Small bowel carcinoids are frequently multiple, exhibiting multicentricity in up to 30% of cases [8] though our series was composed of only solitary small bowel carcinoids. They often display metastases to the regional lymph nodes (39%) or the liver (31%) [8]. In our series, in 8 out of 14 cases (57%) regional lymph node metastasis was noted, with four of these having distant metastasis to the liver (28.5%). Percentage of patients with carcinoid syndrome is however only 5-7% [8,20]. It is commoner in younger patients in whom carcinoid tumours also have a more aggressive course. None of the patients in the study developed features of carcinoid syndrome, even on follow up, in spite of the presence of multiple metastases in two patients.
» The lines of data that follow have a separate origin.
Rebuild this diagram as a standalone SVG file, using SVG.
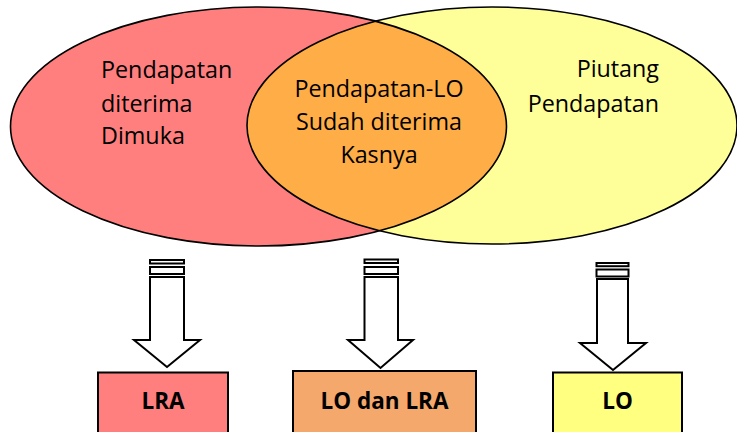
<svg xmlns="http://www.w3.org/2000/svg" width="737" height="432" viewBox="0 0 737 432">
<style>
.t{font-family:"Open Sans","Liberation Sans",sans-serif;font-size:23.3px;fill:#000}
.b{font-family:"Open Sans","Liberation Sans",sans-serif;font-size:22.5px;font-weight:bold;fill:#000}
.arr{fill:#fff;stroke:#000;stroke-width:2;stroke-linejoin:miter}
.box{stroke:#000;stroke-width:2}
.ol{fill:none;stroke:#000;stroke-width:1.6}
</style>
<defs>
<clipPath id="redClip"><ellipse cx="258.5" cy="126.5" rx="248" ry="119.5"/></clipPath>
</defs>
<rect width="737" height="432" fill="#fff"/>
<g id="venn">
<ellipse id="red" cx="258.5" cy="126.5" rx="248" ry="119.5" fill="#ff7f7f"/>
<ellipse id="yellow" cx="492" cy="125.5" rx="245" ry="118.5" fill="#ffff99"/>
<ellipse id="overlap" cx="492" cy="125.5" rx="245" ry="118.5" fill="#ffad47" clip-path="url(#redClip)"/>
<ellipse class="ol" cx="258.5" cy="126.5" rx="248" ry="119.5"/>
<ellipse class="ol" cx="492" cy="125.5" rx="245" ry="118.5"/>
</g>
<g id="label-left">
<text class="t" x="101" y="78">Pendapatan</text>
<text class="t" x="101" y="112">diterima</text>
<text class="t" x="101" y="144">Dimuka</text>
</g>
<g id="label-middle" text-anchor="middle">
<text class="t" x="379" y="97">Pendapatan-LO</text>
<text class="t" x="379" y="130">Sudah diterima</text>
<text class="t" x="379" y="163">Kasnya</text>
</g>
<g id="label-right" text-anchor="end">
<text class="t" x="659" y="77">Piutang</text>
<text class="t" x="659" y="112">Pendapatan</text>
</g>
<g id="connectors">
<g id="arrow-left">
<rect class="arr" x="150" y="260" width="34" height="3.5"/>
<rect class="arr" x="150" y="267" width="34" height="7"/>
<path class="arr" d="M150,277 H184 V340 H200 L167,367 L134,340 H150 Z"/>
</g>
<g id="arrow-middle">
<rect class="arr" x="364.5" y="259.5" width="33.5" height="3.5"/>
<rect class="arr" x="364.5" y="267" width="33.5" height="7"/>
<path class="arr" d="M364.5,277 H398 V340 H413 L380.5,368 L348,340 H364.5 Z"/>
</g>
<g id="arrow-right">
<rect class="arr" x="596.5" y="263" width="32" height="3.2"/>
<rect class="arr" x="596.5" y="269.5" width="32" height="7"/>
<path class="arr" d="M597,279 H628 V343 H646 L613,370 L580,343 H597 Z"/>
</g>
</g>
<g id="box-lra">
<rect class="box" x="98" y="372.5" width="130" height="70" fill="#ff7f7f"/>
<text class="b" x="163" y="409" text-anchor="middle">LRA</text>
</g>
<g id="box-lo-lra">
<rect class="box" x="293" y="371" width="183" height="72" fill="#f5a86c"/>
<text class="b" x="384.5" y="409" text-anchor="middle">LO dan LRA</text>
</g>
<g id="box-lo">
<rect class="box" x="553" y="372.5" width="129" height="70" fill="#ffff80"/>
<text class="b" x="617.5" y="409" text-anchor="middle">LO</text>
</g>
</svg>
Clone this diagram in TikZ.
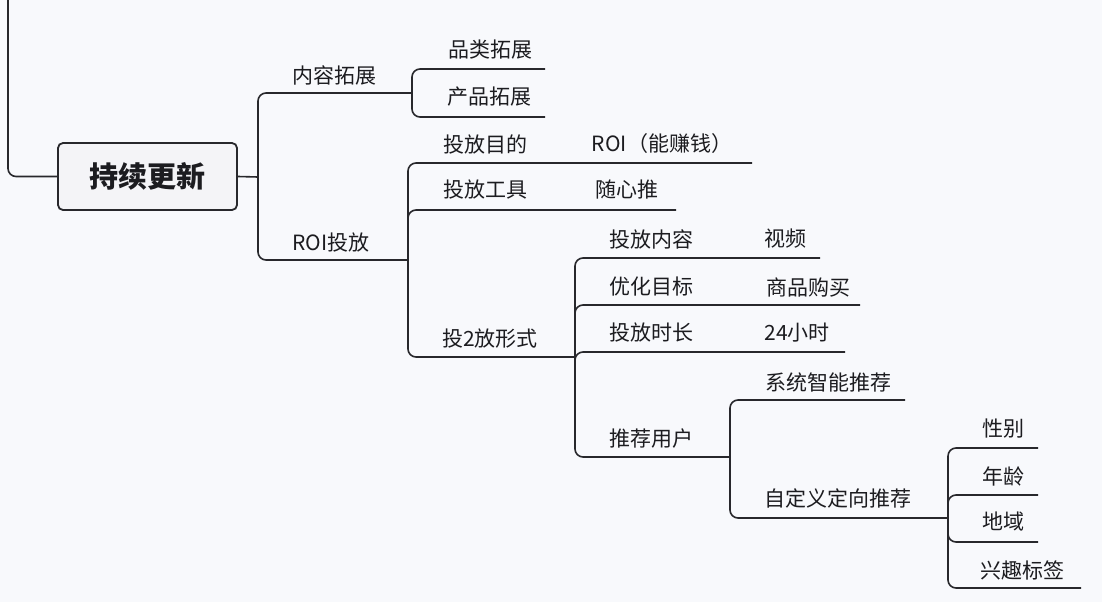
\documentclass[tikz,border=0pt]{standalone}
\usepackage{fontspec}
\setmainfont{Noto Sans CJK SC}
\definecolor{bgc}{RGB}{248,249,252}
\definecolor{linec}{RGB}{40,40,44}
\definecolor{txtc}{RGB}{28,28,32}
\definecolor{boxfill}{RGB}{244,244,247}
\begin{document}
\begin{tikzpicture}[x=1pt,y=-1pt,
  conn/.style={draw=linec, line width=1.6pt, rounded corners=8pt},
  lbl/.style={font=\fontsize{21pt}{25pt}\selectfont, text=txtc, inner sep=0pt},
  rootbox/.style={draw=linec, line width=1.8pt, fill=boxfill, rounded corners=5pt,
    minimum width=179pt, minimum height=67pt, inner sep=0pt,
    font=\fontsize{29pt}{34pt}\selectfont\bfseries, text=txtc}]
\useasboundingbox (0,0) rectangle (1102,602);
\fill[bgc] (0,0) rectangle (1102,602);
% root
\node[rootbox] (root) at (147.5,176.5) {持续更新};
\coordinate (ltop) at (8,-3);
\draw[conn] (ltop) |- (root.west);
\coordinate (j0) at (258,177);
\draw[conn] (root.east) -- (j0);
% level 1
\node[lbl] (nrtz) at (334,75) {内容拓展};
\coordinate (enrtz) at (412,93);
\draw[conn] (j0) |- (enrtz);
\node[lbl] (roitf) at (331,243) {ROI投放};
\coordinate (eroitf) at (408,260);
\draw[conn] (j0) |- (eroitf);
% children of 内容拓展
\node[lbl] (pltz) at (490,50) {品类拓展};
\coordinate (epltz) at (545,69);
\draw[conn] (enrtz) |- (epltz);
\node[lbl] (cptz) at (489,97) {产品拓展};
\coordinate (ecptz) at (545,117);
\draw[conn] (enrtz) |- (ecptz);
% children of ROI投放
\node[lbl] (tfmd) at (485,144) {投放目的};
\node[lbl] (roi) at (662,144) {ROI（能赚钱）};
\coordinate (etfmd) at (752,163);
\draw[conn] (eroitf) |- (etfmd);
\node[lbl] (tfgj) at (485,190) {投放工具};
\node[lbl] (sxt) at (627,190) {随心推};
\coordinate (etfgj) at (676,210);
\draw[conn] (eroitf) |- (etfgj);
\node[lbl] (tfxs) at (490,339) {投2放形式};
\coordinate (etfxs) at (575,357);
\draw[conn] (eroitf) |- (etfxs);
% children of 投2放形式
\node[lbl] (tfnr) at (651,239) {投放内容};
\node[lbl] (sp) at (785,239) {视频};
\coordinate (etfnr) at (820,258);
\draw[conn] (etfxs) |- (etfnr);
\node[lbl] (yhmb) at (651,287) {优化目标};
\node[lbl] (spgm) at (808,287) {商品购买};
\coordinate (eyhmb) at (860,305);
\draw[conn] (etfxs) |- (eyhmb);
\node[lbl] (tfsc) at (651,333) {投放时长};
\node[lbl] (hrs) at (797,333) {24小时};
\coordinate (etfsc) at (845,352);
\draw[conn] (etfxs) |- (etfsc);
\node[lbl] (tjyh) at (651,439) {推荐用户};
\coordinate (etjyh) at (730,457);
\draw[conn] (etfxs) |- (etjyh);
% children of 推荐用户
\node[lbl] (xtzn) at (828,382) {系统智能推荐};
\coordinate (extzn) at (905,400);
\draw[conn] (etjyh) |- (extzn);
\node[lbl] (zdy) at (838,498) {自定义定向推荐};
\coordinate (ezdy) at (948,518);
\draw[conn] (etjyh) |- (ezdy);
% children of 自定义定向推荐
\node[lbl] (xb) at (1003,429) {性别};
\coordinate (exb) at (1038,448);
\draw[conn] (ezdy) |- (exb);
\node[lbl] (nl) at (1003,476) {年龄};
\coordinate (enl) at (1038,495);
\draw[conn] (ezdy) |- (enl);
\node[lbl] (dy) at (1003,522) {地域};
\coordinate (edy) at (1038,542);
\draw[conn] (ezdy) |- (edy);
\node[lbl] (xq) at (1022,570) {兴趣标签};
\coordinate (exq) at (1081,588);
\draw[conn] (ezdy) |- (exq);
\end{tikzpicture}
\end{document}
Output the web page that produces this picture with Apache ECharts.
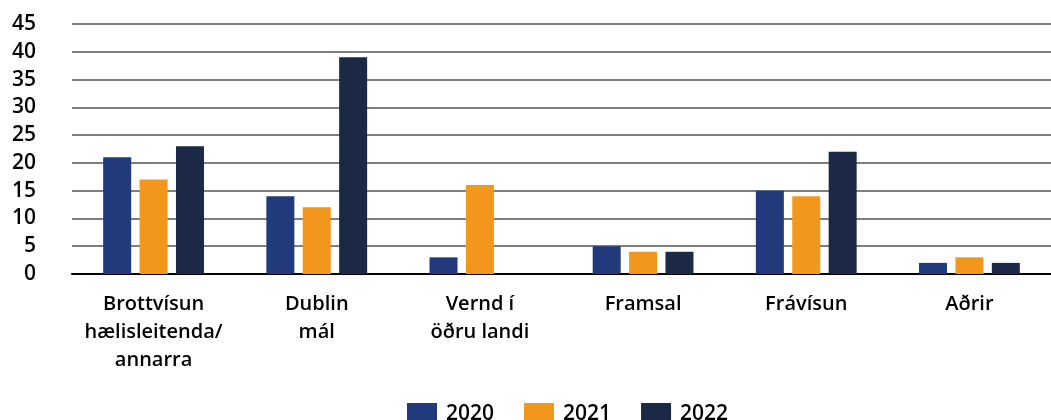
<!DOCTYPE html>
<html>
<head>
<meta charset="utf-8">
<script src="https://cdn.jsdelivr.net/npm/echarts@6/dist/echarts.min.js"></script>
<style>
  html, body { margin: 0; padding: 0; background: #fff; }
  #chart { width: 1051px; height: 420px; }
</style>
</head>
<body>
<div id="chart"></div>
<script>
const categories = ['Brottvísun\nhælisleitenda/\nannarra', 'Dublin\nmál', 'Vernd í\nöðru landi', 'Framsal', 'Frávísun', 'Aðrir'];
const values2020 = [21, 14, 3, 5, 15, 2];
const values2021 = [17, 12, 16, 4, 14, 3];
const values2022 = [23, 39, 0, 4, 22, 2];
const yTicks = [0, 5, 10, 15, 20, 25, 30, 35, 40, 45];

const chart = echarts.init(document.getElementById('chart'));

const font = '"Open Sans", "Noto Sans", sans-serif';

const barSeries = (name, data, color) => ({
  name: name,
  type: 'bar',
  data: data,
  barWidth: 28,
  barGap: '30%',
  itemStyle: { color: color },
  emphasis: { disabled: true }
});

chart.setOption({
  animation: false,
  textStyle: { fontFamily: font },
  grid: { left: 72, right: 0, top: 24, bottom: 146, containLabel: false },
  legend: {
    top: 398,
    left: 402,
    itemWidth: 30,
    itemHeight: 22,
    itemGap: 30,
    icon: 'rect',
    textStyle: { fontSize: 21, fontWeight: 600, color: '#000', fontFamily: font, padding: [0, 0, 0, 4] }
  },
  xAxis: {
    type: 'category',
    data: categories,
    axisLine: { show: true, lineStyle: { color: '#000', width: 2 } },
    axisTick: { show: false },
    axisLabel: {
      fontSize: 20,
      fontWeight: 600,
      color: '#000',
      lineHeight: 28,
      margin: 16,
      interval: 0
    }
  },
  yAxis: {
    type: 'value',
    min: yTicks[0],
    max: yTicks[yTicks.length - 1],
    interval: 5,
    axisLine: { show: false },
    axisTick: { show: false },
    splitLine: { lineStyle: { color: '#555', width: 1.5 } },
    axisLabel: { fontSize: 21, fontWeight: 600, color: '#000', margin: 36 }
  },
  series: [
    barSeries('2020', values2020, '#203A7B'),
    barSeries('2021', values2021, '#F2971B'),
    barSeries('2022', values2022, '#1B2946')
  ]
});
</script>
</body>
</html>
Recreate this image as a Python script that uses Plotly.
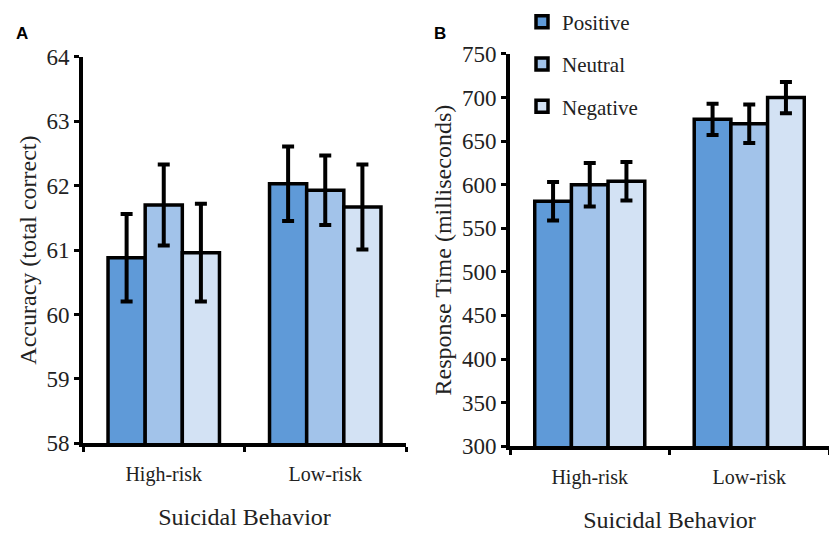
import plotly.graph_objects as go

categories = ["High-risk", "Low-risk"]
conditions = ["Positive", "Neutral", "Negative"]
colors = ["#5f9ad8", "#a2c3ea", "#d3e2f4"]

# Panel A: accuracy (total correct)
acc_mean = {
    "Positive": [60.88, 62.03],
    "Neutral": [61.70, 61.93],
    "Negative": [60.96, 61.67],
}
acc_err = {
    "Positive": [0.68, 0.58],
    "Neutral": [0.63, 0.54],
    "Negative": [0.76, 0.66],
}

# Panel B: response time (ms)
rt_mean = {
    "Positive": [581, 675],
    "Neutral": [600, 670],
    "Negative": [604, 700],
}
rt_err = {
    "Positive": [22, 18],
    "Neutral": [25, 22],
    "Negative": [22, 18],
}

acc_ticks = [58, 59, 60, 61, 62, 63, 64]
rt_ticks = [300, 350, 400, 450, 500, 550, 600, 650, 700, 750]

serif = "Liberation Serif, Times New Roman, serif"
txt = "#222222"

fig = go.Figure()
for cond, col in zip(conditions, colors):
    fig.add_trace(go.Bar(
        x=categories, y=acc_mean[cond], name=cond, showlegend=False,
        marker=dict(color=col, line=dict(color="black", width=3.5)),
        error_y=dict(type="data", array=acc_err[cond], color="black", thickness=4, width=6),
        xaxis="x", yaxis="y",
    ))
for cond, col in zip(conditions, colors):
    fig.add_trace(go.Bar(
        x=categories, y=rt_mean[cond], name=cond, showlegend=True, legendgroup=cond,
        marker=dict(color=col, line=dict(color="black", width=3.5)),
        error_y=dict(type="data", array=rt_err[cond], color="black", thickness=4, width=6),
        xaxis="x2", yaxis="y2",
    ))

W, H = 829, 546
def fx(px):
    return px / W
def fy(py):
    return 1 - py / H

axis_common = dict(
    showline=True, linecolor="black", linewidth=4, showgrid=False, zeroline=False,
    ticks="outside", tickcolor="black", tickwidth=3, ticklen=5,
    tickfont=dict(family=serif, size=23, color=txt),
)
xtickfont = dict(family=serif, size=20, color=txt)
titlefont = dict(family=serif, size=24, color=txt)

fig.update_layout(
    width=W, height=H,
    margin=dict(l=0, r=0, t=0, b=0),
    paper_bgcolor="white", plot_bgcolor="white",
    barmode="group", bargap=0.31, bargroupgap=0,
    xaxis=dict(domain=[fx(83), fx(406)], anchor="y", tickson="boundaries", ticklabelstandoff=10,
               title=dict(text="Suicidal Behavior", font=titlefont, standoff=24),
               **{**axis_common, "tickfont": xtickfont}),
    yaxis=dict(domain=[fy(452), fy(47)], anchor="x", range=[58, 64], tickvals=acc_ticks,
               title=dict(text="Accuracy (total correct)", font=titlefont, standoff=4),
               **axis_common),
    xaxis2=dict(domain=[fx(510), 1.0], anchor="y2", tickson="boundaries", ticklabelstandoff=10,
                title=dict(text="Suicidal Behavior", font=titlefont, standoff=24),
                **{**axis_common, "tickfont": xtickfont}),
    yaxis2=dict(domain=[fy(455), fy(44)], anchor="x2", range=[300, 750], tickvals=rt_ticks,
                title=dict(text="Response Time (milliseconds)", font=titlefont, standoff=4),
                **axis_common),
    legend=dict(x=fx(522), y=1.02, xanchor="left", yanchor="top",
                font=dict(family=serif, size=21, color=txt),
                bgcolor="rgba(0,0,0,0)", tracegroupgap=12, itemwidth=30),
    annotations=[
        dict(text="<b>A</b>", x=fx(14), y=fy(23), xref="paper", yref="paper",
             xanchor="left", yanchor="middle", showarrow=False,
             font=dict(family="Liberation Sans, Arial, sans-serif", size=17, color="black")),
        dict(text="<b>B</b>", x=fx(432), y=fy(23), xref="paper", yref="paper",
             xanchor="left", yanchor="middle", showarrow=False,
             font=dict(family="Liberation Sans, Arial, sans-serif", size=17, color="black")),
    ],
)

fig.write_html("out.html")
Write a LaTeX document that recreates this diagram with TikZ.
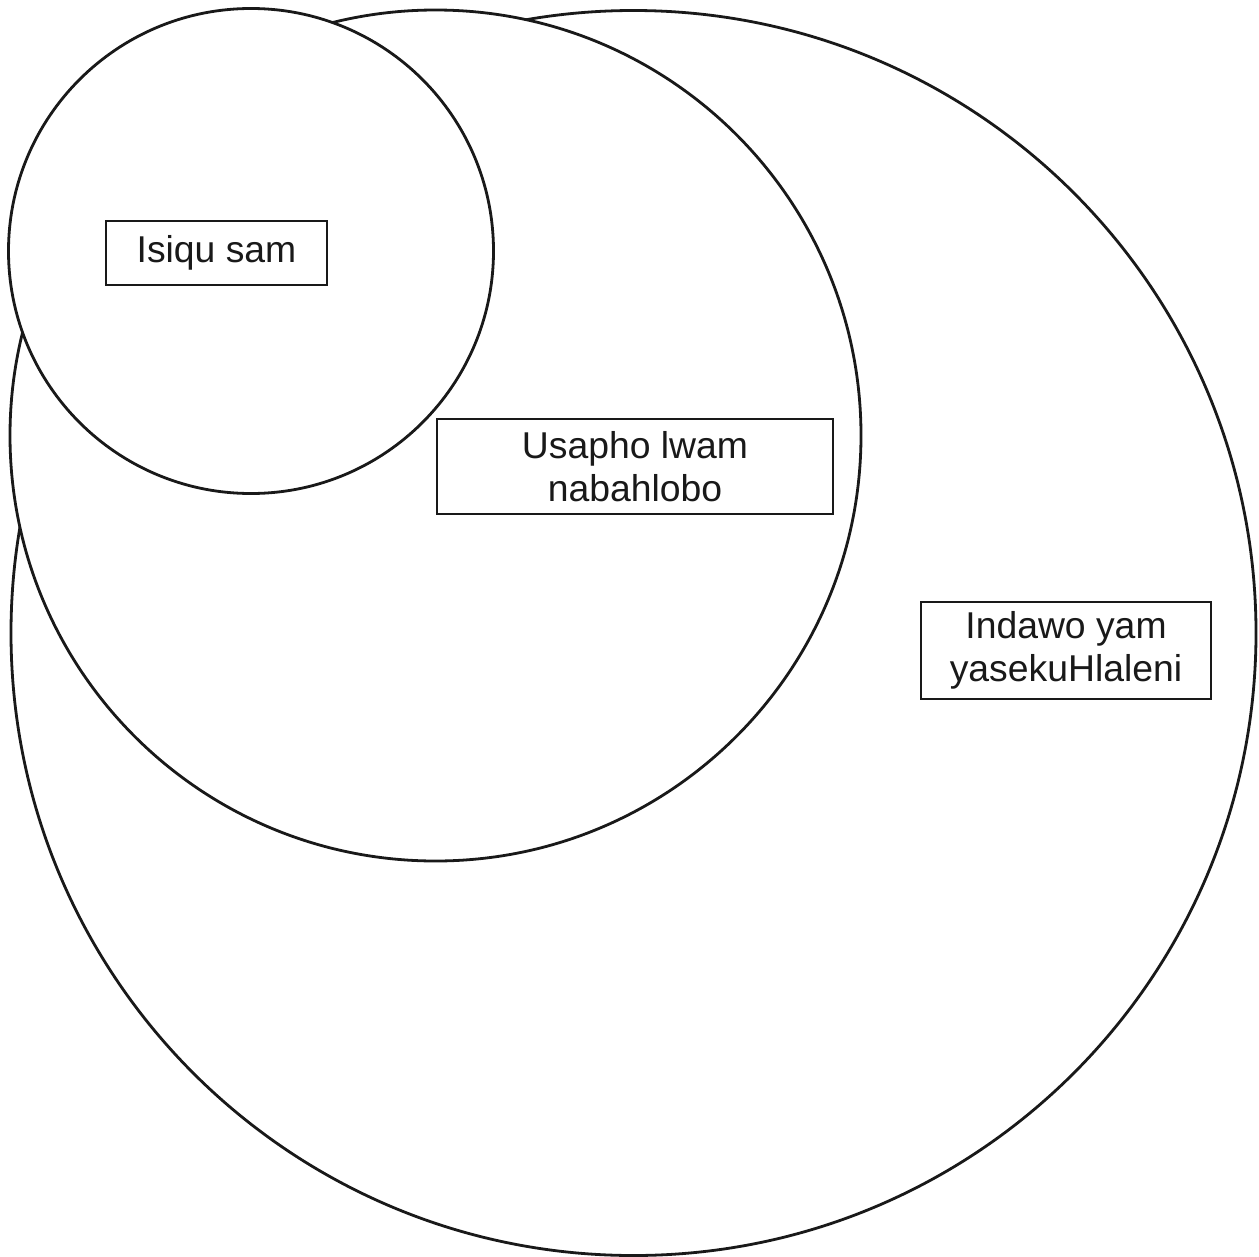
\documentclass[tikz,border=0pt]{standalone}
\usepackage{fontspec}
\setmainfont{Liberation Sans}
\begin{document}
\begin{tikzpicture}[x=0.75pt,y=-0.75pt,
  ring/.style={circle, draw=black!90, line width=2.1pt, fill=white, inner sep=0pt, outer sep=0pt},
  label box/.style={rectangle, draw=black!90, line width=1.6pt, fill=white, inner sep=0pt, align=center,
    font=\fontsize{28}{32.5}\selectfont, text=black!90}]
\useasboundingbox (0,0) rectangle (1259,1256);
\node[ring, minimum size=933.75pt] (large) at (633.5,633) {};
\node[ring, minimum size=638.25pt] (medium) at (435.5,435.5) {};
\node[ring, minimum size=363.75pt] (small) at (251,251) {};
\node[label box, minimum width=165.75pt, minimum height=48pt] (b1) at (216.5,253) {Isiqu sam};
\node[label box, minimum width=297pt, minimum height=71.25pt] (b2) at (635,466.5) {Usapho lwam\\nabahlobo};
\node[label box, minimum width=217.5pt, minimum height=72.75pt] (b3) at (1066,650.5) {Indawo yam\\yasekuHlaleni};
\end{tikzpicture}
\end{document}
The preferred treatment remains radical surgical resection. The extent of resection depends on the size and location of the primary tumour. The resection of the small bowel primary with the mesenteric nodal disease is effective in relieving symptoms of gastrointestinal obstruction and was true in all the patients. This also leads to improved survival compared to patients in whom this cannot be achieved. An 83% 5-year survival rate has been described following surgery (cyto-reductive therapy) for the primary tumour [21]. All the patients in present series had localized or loco-regional disease and 12 out of 14 patients were disease free at a mean follow up of 4.3 years.
Carcinoid tumours are composed of small epithelioid cells, of low mitotic index with occasional acinar or rosette formation. Mixed tumours with acinar and glandular features have a median survival of 4.5 years and carry the best prognosis while poorly differentiated ones with the worst prognosis have a median survival of only 0.5 years. Nine of the cases (64.3%) had well differentiated tumours and the remaining 5 (35.7%) had moderately differentiated tumours. Diagnosis was additionally confirmed by immunohistochemical positivity for Chromogranin A which is the major granin expressed in gastric carcinoids and in serotonin producing carcinoids of the ileum and appendix. It is elevated in 85 to 100% of carcinoids regardless of functionality of the tumour [22]. All of our patients showed Chromogranin A positivity on immunohistochemistry.
Survival depends on stage or extent of carcinoid disease, tumour histology (grade), depth of tumour invasion and gender, race and age [5]. The Surveillance Epidemiology and End Results (SEER) Programme data showed overall 5-year and 10-year survival rates for well to moderately differentiated small bowel carcinoids to be 65% and 49% for localized disease, 71% and 46% for regional spread, and 54% and 30% for distant spread respectively [5].
Conclusion
Carcinoid tumours of the small bowel in southern India seems to be uncommon entity, compared to the Western population. In patients of the 5th decade or greater, with sub-acute intestinal obstruction or chronic abdominal pain, where intestinal tuberculosis is considered as a possible diagnosis, carcinoid tumours should be a differential diagnosis. Though the course of the disease is relatively benign, wide surgical resection of the lesion along with the mesentery and lymph nodes gives the best outcome. The diagnosis is often made intraoperatively on finding the presence of contraction and kinking of the mesentery due to desmoplastic reaction produced by the tumour. With the application of modern diagnostic tools such as CT and MRI in cases of chronic abdominal pain, it is possible that we will diagnose and identify these once thought to be elusive tumours more frequently than before.